You can assemble the numbers mentioned above in a magnitude of ways, being left with either an extremely bullish or extremely bearish scenario. My personal belief however is that if the numbers are bullish and European fear is still in the air, then the "Big Boys" may use any sizable rally gained from the report to be "long" liquidators by weekend. This means I will not chase the rallies if there is still negative news floating around later this week in regard to Europe. On the flip side, if we pressure the market lower on the USDA numbers and or a combination of European fears, I will be looking to buy "value" on the break.
 
 Ultimately, we could see either a limit-up or limit-down move come Wednesday.  The biggest questions is, will the "Outside Markets" hold up, giving enough confidence for the large traders to get involved?  If you would like more help with answers to some of these question, sign-up for my daily report.  There is no cost or obligation, you can receive the free trial by clicking HERE.  

 

Thoughts on the Coming USDA Report

Oct 09, 2011

I'm thinking the market is going to trade in a small range until the highely anticipated USDA report is released this Wednesday.  There are numerous balls being held up in the air right now, and it's impossible to accurately predict when they will fall and which way they will bounce.  Will the USDA keep corn yields under 149-149.5?  Will they reduce harvested acres to 700,000?  IF these things happen, I think we go screaming higher.  The question is, will the funds jump in and help propel us?  I don't know, but if they don't we will have a hard time moving higher.  In terms of soybeans, we could see a either a "reduction" or "gain" of 100,000 harvested soybean acres, the trade sees a possibility for either.  Another question they really don't have a grasp on is soybean yields, could they actually be lowered?  In terms of other markets, will Argentina and China ink their trade deal allowing GMO corn exports?  We still have little idea of how much they could potentially be willing to export.  In terms of beans, I continue to hear rumors that they are sitting on large quantities of high quality beans. Question is, when will they begin to aggressively move these beans?  When they do, they will be the cheapest source for beans.  

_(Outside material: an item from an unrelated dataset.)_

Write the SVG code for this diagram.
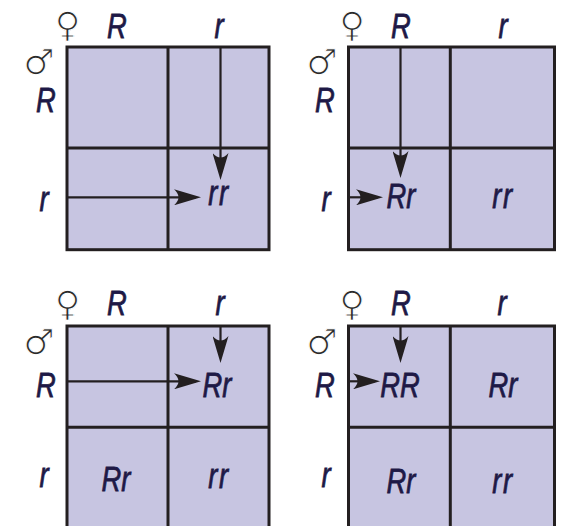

Ultimately, we could see either a limit-up or limit-down move come Wednesday.  The biggest questions is, will the "Outside Markets" hold up, giving enough confidence for the large traders to get involved?  If you would like more help with answers to some of these question, sign-up for my daily report.  There is no cost or obligation, you can receive the free trial by clicking HERE.  

Why Today's Move Up in the Grains is Short-Term

Oct 05, 2011

Today we saw a decent run up in grain prices as the trade digested a surprising corn number with yields dropping to 149.5 from 151 last month.  They also reduced total harvested corn acres by 430,000.  Be careful on this number, as many in the trade are actually hoping for an acreage reduction by the USDA of more than twice this amount.  As for soybeans, Informa bumped their yield estimate from 41.5 to 41.8 (the same exact number the USDA is using), but actually raised their harvested soybean acres by 70,000. Yesterday, I  thought we had a few more bullish numbers thrown at the trade than most of the analyst had been expecting. STATS CAN came out with lower Canola numbers than the trade was looking for, and slightly lower All-Wheat numbers. That was followed up by the US Grains Council (USGC) concluding its tour of China's key production area. After taking 300 plus samples their data actually concluded that China would have another record corn crop of 167 million metric tons, which is basically an increase of approximately 9 million tons over last year's crop. The good news is this was well below the 178 million metric tons the USDA currently has estimated. The specifics of the USGC survey projects a corn harvest area of just over 74 million acres and a yield of just under 86 bushels per acre. More good news was the fact the USGC still believes China’s production will be insufficient in meeting their projected domestic demand. The Grain Council's thoughts are that China has drawn down its corn stocks the past few years to areas well below its 25% comfort level. Therefore, China will need to import to fully satisfy domestic demand and rebuild their surpluses. Based on the new data the USGC is now estimating import demand from China will be somewhere between 5 and 10 million tons.

If we are talking about the "outside" markets you simply have to look at recent downgrades by Goldman Sachs, who just downgraded the economies in both Germany and France, thinking that they are both going to fallback into a recession. In addition, JPMorgan came out and downgraded their growth estimates in Brazil. Moody's decided they needed to get involved and has now downgraded Italy as well. The bottom line is that the US seems to be doing better, but the rest of the world is now "going to hell in a hand basket."

 

As I said in this morning’s report, we were due for some type of short-term bounce, which we got today.  I still believe we are oversold, I am just not sold on the fact that the bottom is in. The winds in Europe may have shifted, but I promise that fire is still not out. Our best hope is for a better than expected US jobs report on Friday.  If we can show that we have added 150,000 plus jobs  the US stock market might really pop to the upside, US Treasuries could fall under some heavy pressure on reallocation, and we could end up with a little wind behind our sales.  If the job data disappoints then all bets are off, and I would have to imagine we give back all of the short-term gains.  

 

I continue to be hesitant trusting any rallies at this juncture.  If you are a producer, I know your basis is beginning to jump, if you are thinking about selling some grain, I would get with your advisor and design a re-ownership strategy that fits your needs.